Given data:

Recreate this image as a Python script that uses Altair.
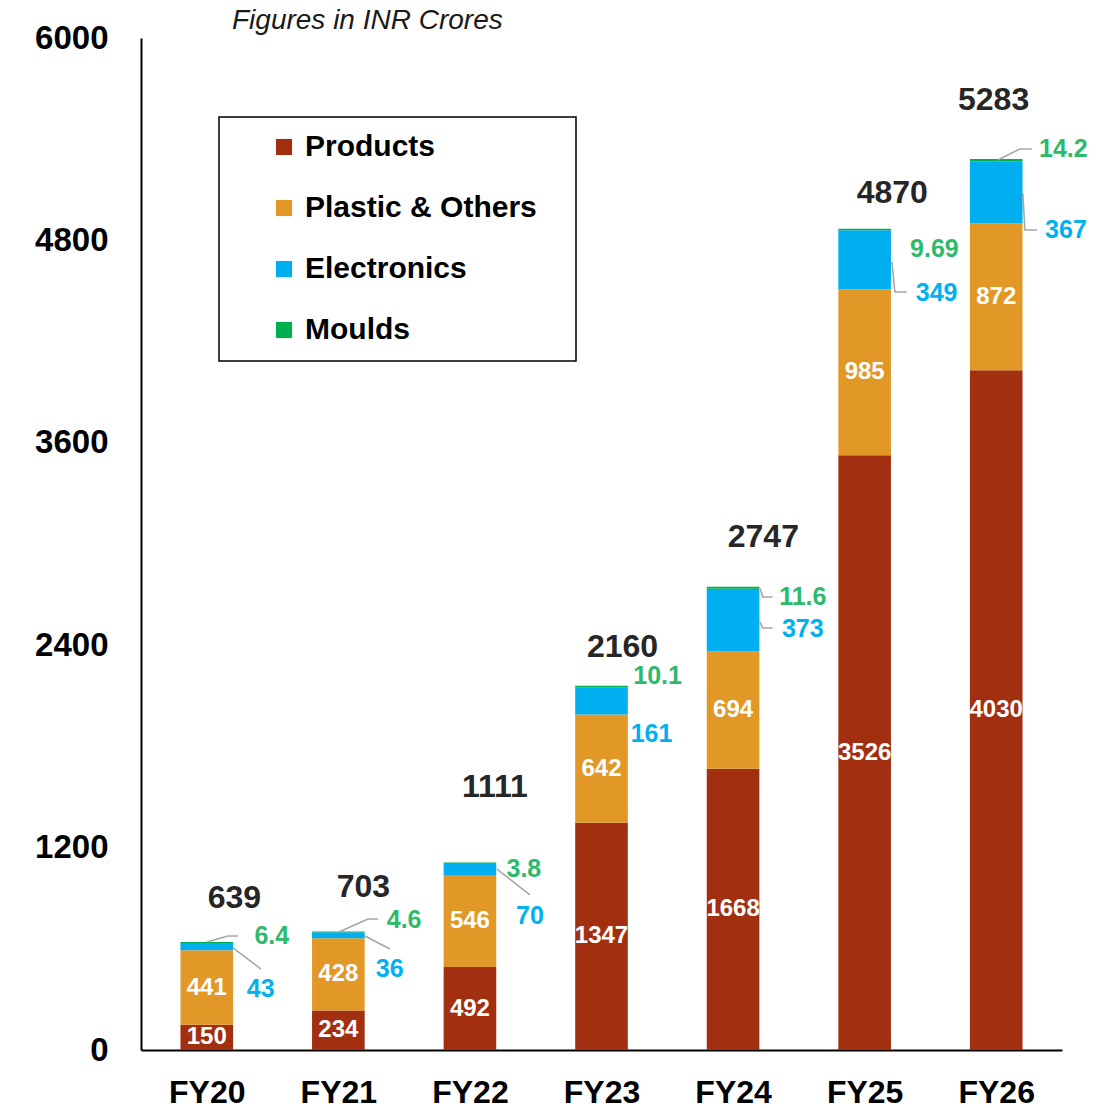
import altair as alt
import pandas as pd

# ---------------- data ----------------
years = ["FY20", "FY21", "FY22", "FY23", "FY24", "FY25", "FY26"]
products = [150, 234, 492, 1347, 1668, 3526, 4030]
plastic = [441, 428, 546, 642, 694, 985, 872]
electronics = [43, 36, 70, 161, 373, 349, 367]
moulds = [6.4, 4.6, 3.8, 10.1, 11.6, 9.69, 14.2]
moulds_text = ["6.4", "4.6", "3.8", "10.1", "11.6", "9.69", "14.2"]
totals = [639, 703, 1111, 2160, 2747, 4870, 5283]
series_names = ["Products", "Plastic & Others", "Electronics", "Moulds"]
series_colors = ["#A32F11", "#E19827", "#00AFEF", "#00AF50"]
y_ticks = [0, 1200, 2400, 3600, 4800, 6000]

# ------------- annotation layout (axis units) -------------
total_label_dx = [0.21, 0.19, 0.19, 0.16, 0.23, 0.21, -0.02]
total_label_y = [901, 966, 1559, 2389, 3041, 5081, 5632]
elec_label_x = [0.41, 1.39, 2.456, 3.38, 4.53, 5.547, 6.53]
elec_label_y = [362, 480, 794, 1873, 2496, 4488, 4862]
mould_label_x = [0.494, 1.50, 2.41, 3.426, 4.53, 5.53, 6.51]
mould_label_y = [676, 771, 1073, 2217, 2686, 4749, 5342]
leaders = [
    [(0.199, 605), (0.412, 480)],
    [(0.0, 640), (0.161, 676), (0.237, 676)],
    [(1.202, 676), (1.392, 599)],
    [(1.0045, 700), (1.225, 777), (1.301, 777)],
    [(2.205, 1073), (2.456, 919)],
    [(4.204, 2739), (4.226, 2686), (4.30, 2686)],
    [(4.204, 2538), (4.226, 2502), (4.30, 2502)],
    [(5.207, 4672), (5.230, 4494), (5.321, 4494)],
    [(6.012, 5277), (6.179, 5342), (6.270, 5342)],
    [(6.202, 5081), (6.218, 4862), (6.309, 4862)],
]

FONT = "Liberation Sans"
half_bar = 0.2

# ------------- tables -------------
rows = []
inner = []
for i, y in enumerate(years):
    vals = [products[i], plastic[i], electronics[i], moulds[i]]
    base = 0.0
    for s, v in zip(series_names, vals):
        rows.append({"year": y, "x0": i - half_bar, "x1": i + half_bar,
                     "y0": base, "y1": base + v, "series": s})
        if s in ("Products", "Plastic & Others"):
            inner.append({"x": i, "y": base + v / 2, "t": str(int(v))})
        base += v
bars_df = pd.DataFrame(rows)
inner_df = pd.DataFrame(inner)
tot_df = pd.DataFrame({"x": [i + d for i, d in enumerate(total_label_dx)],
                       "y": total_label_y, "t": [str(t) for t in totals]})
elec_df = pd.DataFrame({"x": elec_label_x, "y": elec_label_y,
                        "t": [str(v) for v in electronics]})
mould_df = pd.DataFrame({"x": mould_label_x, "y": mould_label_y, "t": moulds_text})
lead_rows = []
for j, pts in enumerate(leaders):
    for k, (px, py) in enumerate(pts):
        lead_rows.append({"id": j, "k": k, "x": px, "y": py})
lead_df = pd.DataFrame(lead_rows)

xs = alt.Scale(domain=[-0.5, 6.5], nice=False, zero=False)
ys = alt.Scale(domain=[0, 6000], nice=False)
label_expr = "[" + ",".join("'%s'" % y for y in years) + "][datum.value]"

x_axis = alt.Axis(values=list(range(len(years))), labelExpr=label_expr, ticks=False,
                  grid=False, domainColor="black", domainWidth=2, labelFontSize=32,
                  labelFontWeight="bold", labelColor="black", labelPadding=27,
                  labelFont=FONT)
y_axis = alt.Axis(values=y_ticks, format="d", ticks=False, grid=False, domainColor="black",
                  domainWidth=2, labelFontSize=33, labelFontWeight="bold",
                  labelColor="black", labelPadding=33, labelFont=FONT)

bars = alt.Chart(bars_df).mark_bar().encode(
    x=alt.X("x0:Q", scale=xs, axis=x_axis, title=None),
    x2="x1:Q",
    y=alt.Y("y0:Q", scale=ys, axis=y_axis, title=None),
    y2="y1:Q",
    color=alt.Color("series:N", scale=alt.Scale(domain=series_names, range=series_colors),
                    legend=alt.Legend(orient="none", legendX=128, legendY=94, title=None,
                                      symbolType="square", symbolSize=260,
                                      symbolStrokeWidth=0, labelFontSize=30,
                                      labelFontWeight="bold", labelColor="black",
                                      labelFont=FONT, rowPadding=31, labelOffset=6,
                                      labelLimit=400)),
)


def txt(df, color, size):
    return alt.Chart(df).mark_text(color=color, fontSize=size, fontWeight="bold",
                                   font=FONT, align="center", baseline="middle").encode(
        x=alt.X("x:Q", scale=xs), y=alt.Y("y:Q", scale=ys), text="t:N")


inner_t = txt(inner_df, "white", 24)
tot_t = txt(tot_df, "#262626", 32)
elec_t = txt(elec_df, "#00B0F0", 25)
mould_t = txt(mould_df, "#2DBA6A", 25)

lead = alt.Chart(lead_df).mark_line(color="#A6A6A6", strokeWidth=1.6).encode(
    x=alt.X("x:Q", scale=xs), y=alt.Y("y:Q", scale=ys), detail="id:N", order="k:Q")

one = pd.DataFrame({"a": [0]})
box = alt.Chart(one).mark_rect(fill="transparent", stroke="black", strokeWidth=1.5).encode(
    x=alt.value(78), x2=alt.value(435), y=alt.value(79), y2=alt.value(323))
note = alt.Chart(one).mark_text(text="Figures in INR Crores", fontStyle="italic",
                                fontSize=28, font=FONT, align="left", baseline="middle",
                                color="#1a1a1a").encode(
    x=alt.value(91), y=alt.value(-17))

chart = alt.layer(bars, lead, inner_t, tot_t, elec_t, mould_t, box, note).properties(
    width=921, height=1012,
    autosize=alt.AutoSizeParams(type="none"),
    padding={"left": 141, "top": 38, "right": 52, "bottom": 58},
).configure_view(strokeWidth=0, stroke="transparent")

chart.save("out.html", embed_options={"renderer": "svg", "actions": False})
==
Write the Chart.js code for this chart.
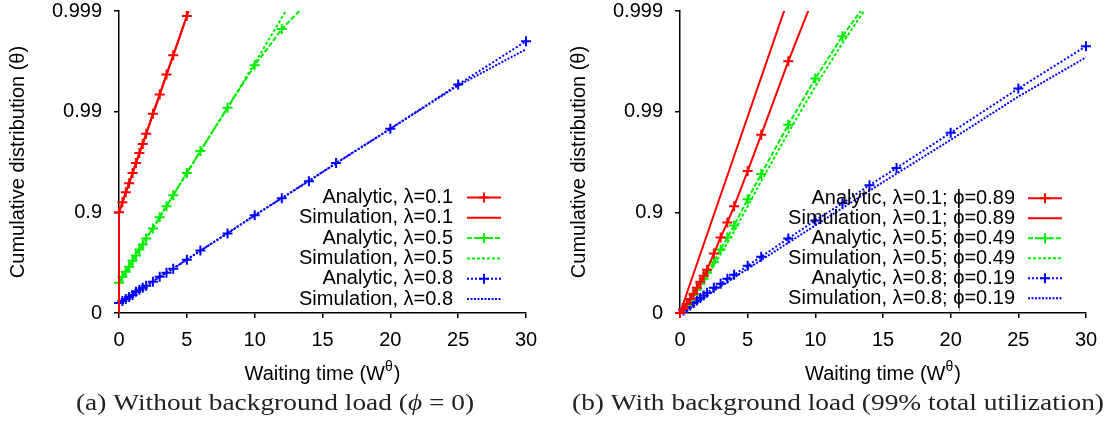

Task details:
Only the lines from the one with "Recreate this image" down to the one with "import pandas as pd" belong in your copy, both ends included; write them out exactly and skip any pictures.

Response to this task:
Recreate this image as a Python script that uses Altair.
import altair as alt
import pandas as pd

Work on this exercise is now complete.